▶ _BRIEF_
It is required that the lines from the top of the listing through the line with "const counts = [5, 4, 4, 2, 2, 2, 1];" be reproduced exactly, excluding pictures.

═══

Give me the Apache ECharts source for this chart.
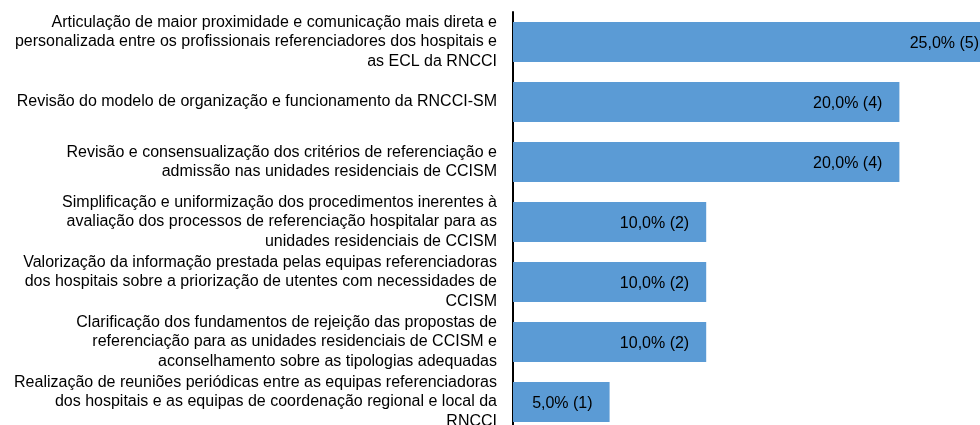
<!DOCTYPE html>
<html><head><meta charset="utf-8">
<script src="https://cdn.jsdelivr.net/npm/echarts@6/dist/echarts.min.js"></script>
<style>html,body{margin:0;padding:0;background:#fff}#c{width:980px;height:425px}</style>
</head><body><div id="c"></div>
<script>
const categories = [
  "Articulação de maior proximidade e comunicação mais direta e\npersonalizada entre os profissionais referenciadores dos hospitais e\nas ECL da RNCCI",
  "Revisão do modelo de organização e funcionamento da RNCCI-SM",
  "Revisão e consensualização dos critérios de referenciação e\nadmissão nas unidades residenciais de CCISM",
  "Simplificação e uniformização dos procedimentos inerentes à\navaliação dos processos de referenciação hospitalar para as\nunidades residenciais de CCISM",
  "Valorização da informação prestada pelas equipas referenciadoras\ndos hospitais sobre a priorização de utentes com necessidades de\nCCISM",
  "Clarificação dos fundamentos de rejeição das propostas de\nreferenciação para as unidades residenciais de CCISM e\naconselhamento sobre as tipologias adequadas",
  "Realização de reuniões periódicas entre as equipas referenciadoras\ndos hospitais e as equipas de coordenação regional e local da\nRNCCI"
];
const percentages = [25.0, 20.0, 20.0, 10.0, 10.0, 10.0, 5.0];
const counts = [5, 4, 4, 2, 2, 2, 1];

const chart = echarts.init(document.getElementById('c'), null, {renderer: 'canvas'});
chart.setOption({
  animation: false,
  grid: {left: 513, top: 12, width: 483, height: 420, containLabel: false, outerBoundsMode: 'none'},
  xAxis: {type: 'value', min: 0, max: 25, show: false},
  yAxis: {
    type: 'category', data: categories, inverse: true,
    axisLine: {show: true, lineStyle: {color: '#000', width: 2}},
    axisTick: {show: false},
    axisLabel: {
      margin: 16, align: 'right', color: '#000', interval: 0,
      fontFamily: 'Liberation Sans, Arial, sans-serif', fontSize: 16, lineHeight: 19.5
    }
  },
  series: [{
    type: 'bar', data: percentages, barCategoryGap: '33%',
    itemStyle: {color: '#5B9BD5'},
    label: {
      show: true, position: 'insideRight', distance: 17, color: '#000', offset: [0, 2],
      fontFamily: 'Liberation Sans, Arial, sans-serif', fontSize: 16,
      formatter: p => p.value.toFixed(1).replace('.', ',') + '% (' + counts[p.dataIndex] + ')'
    }
  }]
});
</script></body></html>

═══

▶ _RESULT FOR THIS TASK_
Give me the Apache ECharts source for this chart.
<!DOCTYPE html>
<html><head><meta charset="utf-8">
<script src="https://cdn.jsdelivr.net/npm/echarts@6/dist/echarts.min.js"></script>
<style>html,body{margin:0;padding:0;background:#fff}#c{width:980px;height:425px}</style>
</head><body><div id="c"></div>
<script>
const categories = [
  "Articulação de maior proximidade e comunicação mais direta e\npersonalizada entre os profissionais referenciadores dos hospitais e\nas ECL da RNCCI",
  "Revisão do modelo de organização e funcionamento da RNCCI-SM",
  "Revisão e consensualização dos critérios de referenciação e\nadmissão nas unidades residenciais de CCISM",
  "Simplificação e uniformização dos procedimentos inerentes à\navaliação dos processos de referenciação hospitalar para as\nunidades residenciais de CCISM",
  "Valorização da informação prestada pelas equipas referenciadoras\ndos hospitais sobre a priorização de utentes com necessidades de\nCCISM",
  "Clarificação dos fundamentos de rejeição das propostas de\nreferenciação para as unidades residenciais de CCISM e\naconselhamento sobre as tipologias adequadas",
  "Realização de reuniões periódicas entre as equipas referenciadoras\ndos hospitais e as equipas de coordenação regional e local da\nRNCCI"
];
const percentages = [25.0, 20.0, 20.0, 10.0, 10.0, 10.0, 5.0];
const counts = [5, 4, 4, 2, 2, 2, 1];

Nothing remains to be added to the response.